▶ TO DO: Can you transcribe every line exactly and leave the pictures behind?

▶ PROVIDED DATA:
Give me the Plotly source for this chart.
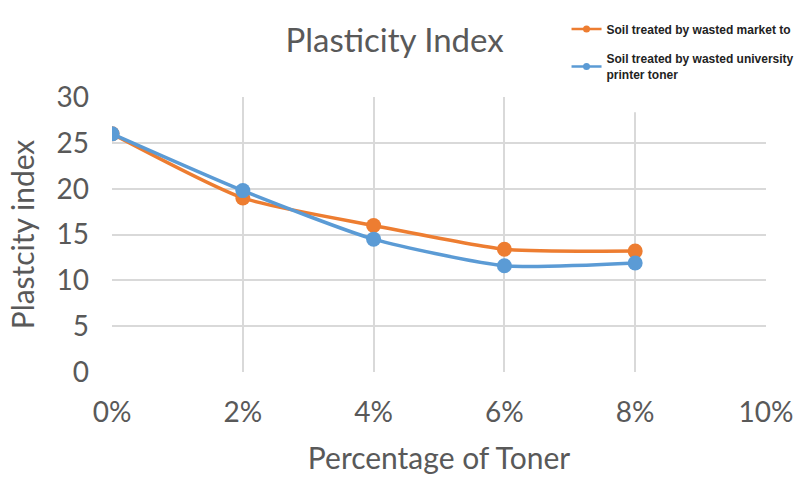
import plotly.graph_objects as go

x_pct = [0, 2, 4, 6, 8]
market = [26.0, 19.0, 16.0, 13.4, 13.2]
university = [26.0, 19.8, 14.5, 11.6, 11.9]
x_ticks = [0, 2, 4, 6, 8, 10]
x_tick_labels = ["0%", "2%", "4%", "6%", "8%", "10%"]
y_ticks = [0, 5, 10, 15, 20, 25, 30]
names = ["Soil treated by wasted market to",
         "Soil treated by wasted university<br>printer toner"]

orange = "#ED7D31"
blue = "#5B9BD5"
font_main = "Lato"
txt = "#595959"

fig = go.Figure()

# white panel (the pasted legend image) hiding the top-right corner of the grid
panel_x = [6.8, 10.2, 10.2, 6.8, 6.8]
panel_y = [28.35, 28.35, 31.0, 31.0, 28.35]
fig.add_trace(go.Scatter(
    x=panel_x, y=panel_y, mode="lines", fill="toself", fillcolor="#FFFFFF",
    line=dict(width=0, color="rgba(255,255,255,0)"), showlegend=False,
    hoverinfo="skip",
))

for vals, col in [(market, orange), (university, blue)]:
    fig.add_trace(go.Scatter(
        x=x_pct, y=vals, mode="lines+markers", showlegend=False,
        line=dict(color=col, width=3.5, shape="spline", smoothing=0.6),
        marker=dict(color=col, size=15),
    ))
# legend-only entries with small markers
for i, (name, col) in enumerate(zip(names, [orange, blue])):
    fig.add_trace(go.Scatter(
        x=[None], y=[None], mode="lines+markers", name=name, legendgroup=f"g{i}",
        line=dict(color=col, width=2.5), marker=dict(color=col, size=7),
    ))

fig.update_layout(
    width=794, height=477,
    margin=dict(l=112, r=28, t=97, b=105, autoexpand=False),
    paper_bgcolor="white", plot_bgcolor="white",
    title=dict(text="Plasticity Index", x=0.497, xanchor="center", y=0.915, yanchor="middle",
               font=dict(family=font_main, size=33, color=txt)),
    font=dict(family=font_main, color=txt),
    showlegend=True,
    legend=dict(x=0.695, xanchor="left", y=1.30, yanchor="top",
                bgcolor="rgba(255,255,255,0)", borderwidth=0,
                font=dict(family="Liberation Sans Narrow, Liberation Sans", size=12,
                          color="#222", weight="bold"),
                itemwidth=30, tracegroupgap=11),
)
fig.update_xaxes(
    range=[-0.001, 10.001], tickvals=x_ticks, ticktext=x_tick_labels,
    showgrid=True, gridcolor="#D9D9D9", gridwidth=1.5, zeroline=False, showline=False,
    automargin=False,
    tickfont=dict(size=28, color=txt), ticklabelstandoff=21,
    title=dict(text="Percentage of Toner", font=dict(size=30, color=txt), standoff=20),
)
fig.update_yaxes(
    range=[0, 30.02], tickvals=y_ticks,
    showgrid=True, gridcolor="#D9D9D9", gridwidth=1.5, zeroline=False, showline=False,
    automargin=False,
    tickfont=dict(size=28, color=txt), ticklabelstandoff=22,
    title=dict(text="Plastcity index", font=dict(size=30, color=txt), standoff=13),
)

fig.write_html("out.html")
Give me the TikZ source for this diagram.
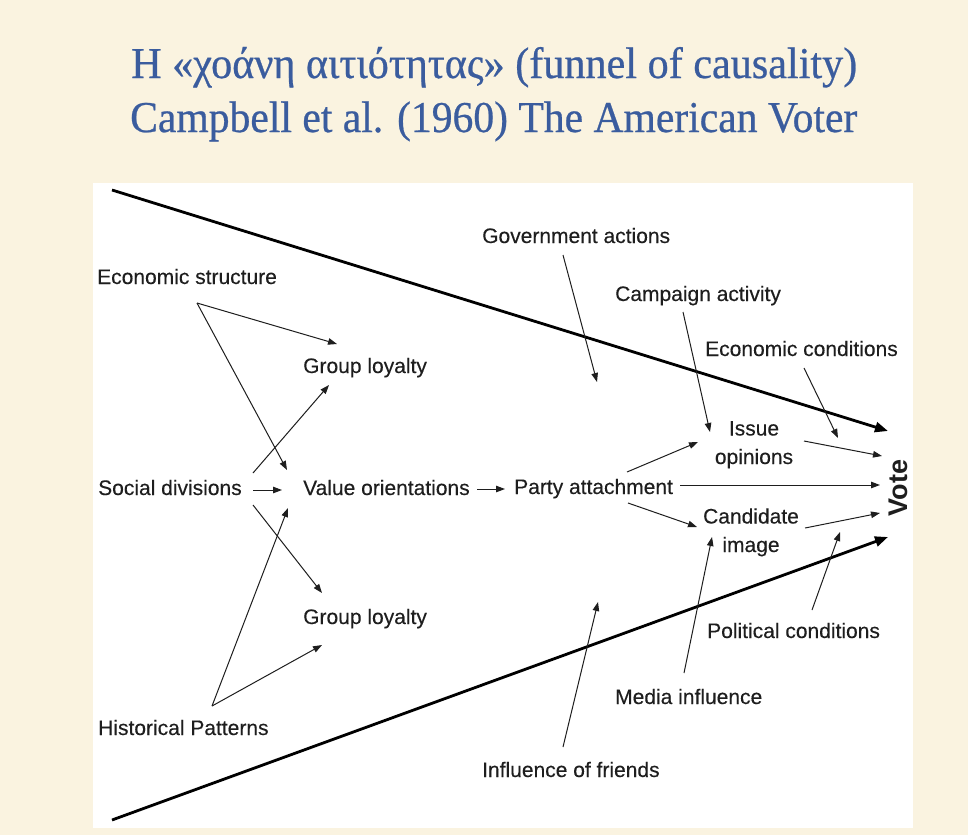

▶ SOLUTION TO THE EXERCISE:
Give me the Plotly source for this chart.
import plotly.graph_objects as go

x_pct = [0, 2, 4, 6, 8]
market = [26.0, 19.0, 16.0, 13.4, 13.2]
university = [26.0, 19.8, 14.5, 11.6, 11.9]
x_ticks = [0, 2, 4, 6, 8, 10]
x_tick_labels = ["0%", "2%", "4%", "6%", "8%", "10%"]
y_ticks = [0, 5, 10, 15, 20, 25, 30]
names = ["Soil treated by wasted market to",
         "Soil treated by wasted university<br>printer toner"]

orange = "#ED7D31"
blue = "#5B9BD5"
font_main = "Lato"
txt = "#595959"

fig = go.Figure()

# white panel (the pasted legend image) hiding the top-right corner of the grid
panel_x = [6.8, 10.2, 10.2, 6.8, 6.8]
panel_y = [28.35, 28.35, 31.0, 31.0, 28.35]
fig.add_trace(go.Scatter(
    x=panel_x, y=panel_y, mode="lines", fill="toself", fillcolor="#FFFFFF",
    line=dict(width=0, color="rgba(255,255,255,0)"), showlegend=False,
    hoverinfo="skip",
))

for vals, col in [(market, orange), (university, blue)]:
    fig.add_trace(go.Scatter(
        x=x_pct, y=vals, mode="lines+markers", showlegend=False,
        line=dict(color=col, width=3.5, shape="spline", smoothing=0.6),
        marker=dict(color=col, size=15),
    ))
# legend-only entries with small markers
for i, (name, col) in enumerate(zip(names, [orange, blue])):
    fig.add_trace(go.Scatter(
        x=[None], y=[None], mode="lines+markers", name=name, legendgroup=f"g{i}",
        line=dict(color=col, width=2.5), marker=dict(color=col, size=7),
    ))

fig.update_layout(
    width=794, height=477,
    margin=dict(l=112, r=28, t=97, b=105, autoexpand=False),
    paper_bgcolor="white", plot_bgcolor="white",
    title=dict(text="Plasticity Index", x=0.497, xanchor="center", y=0.915, yanchor="middle",
               font=dict(family=font_main, size=33, color=txt)),
    font=dict(family=font_main, color=txt),
    showlegend=True,
    legend=dict(x=0.695, xanchor="left", y=1.30, yanchor="top",
                bgcolor="rgba(255,255,255,0)", borderwidth=0,
                font=dict(family="Liberation Sans Narrow, Liberation Sans", size=12,
                          color="#222", weight="bold"),
                itemwidth=30, tracegroupgap=11),
)
fig.update_xaxes(
    range=[-0.001, 10.001], tickvals=x_ticks, ticktext=x_tick_labels,
    showgrid=True, gridcolor="#D9D9D9", gridwidth=1.5, zeroline=False, showline=False,
    automargin=False,
    tickfont=dict(size=28, color=txt), ticklabelstandoff=21,
    title=dict(text="Percentage of Toner", font=dict(size=30, color=txt), standoff=20),
)
fig.update_yaxes(
    range=[0, 30.02], tickvals=y_ticks,
    showgrid=True, gridcolor="#D9D9D9", gridwidth=1.5, zeroline=False, showline=False,
    automargin=False,
    tickfont=dict(size=28, color=txt), ticklabelstandoff=22,
    title=dict(text="Plastcity index", font=dict(size=30, color=txt), standoff=13),
)

fig.write_html("out.html")
Give me the TikZ source for this diagram.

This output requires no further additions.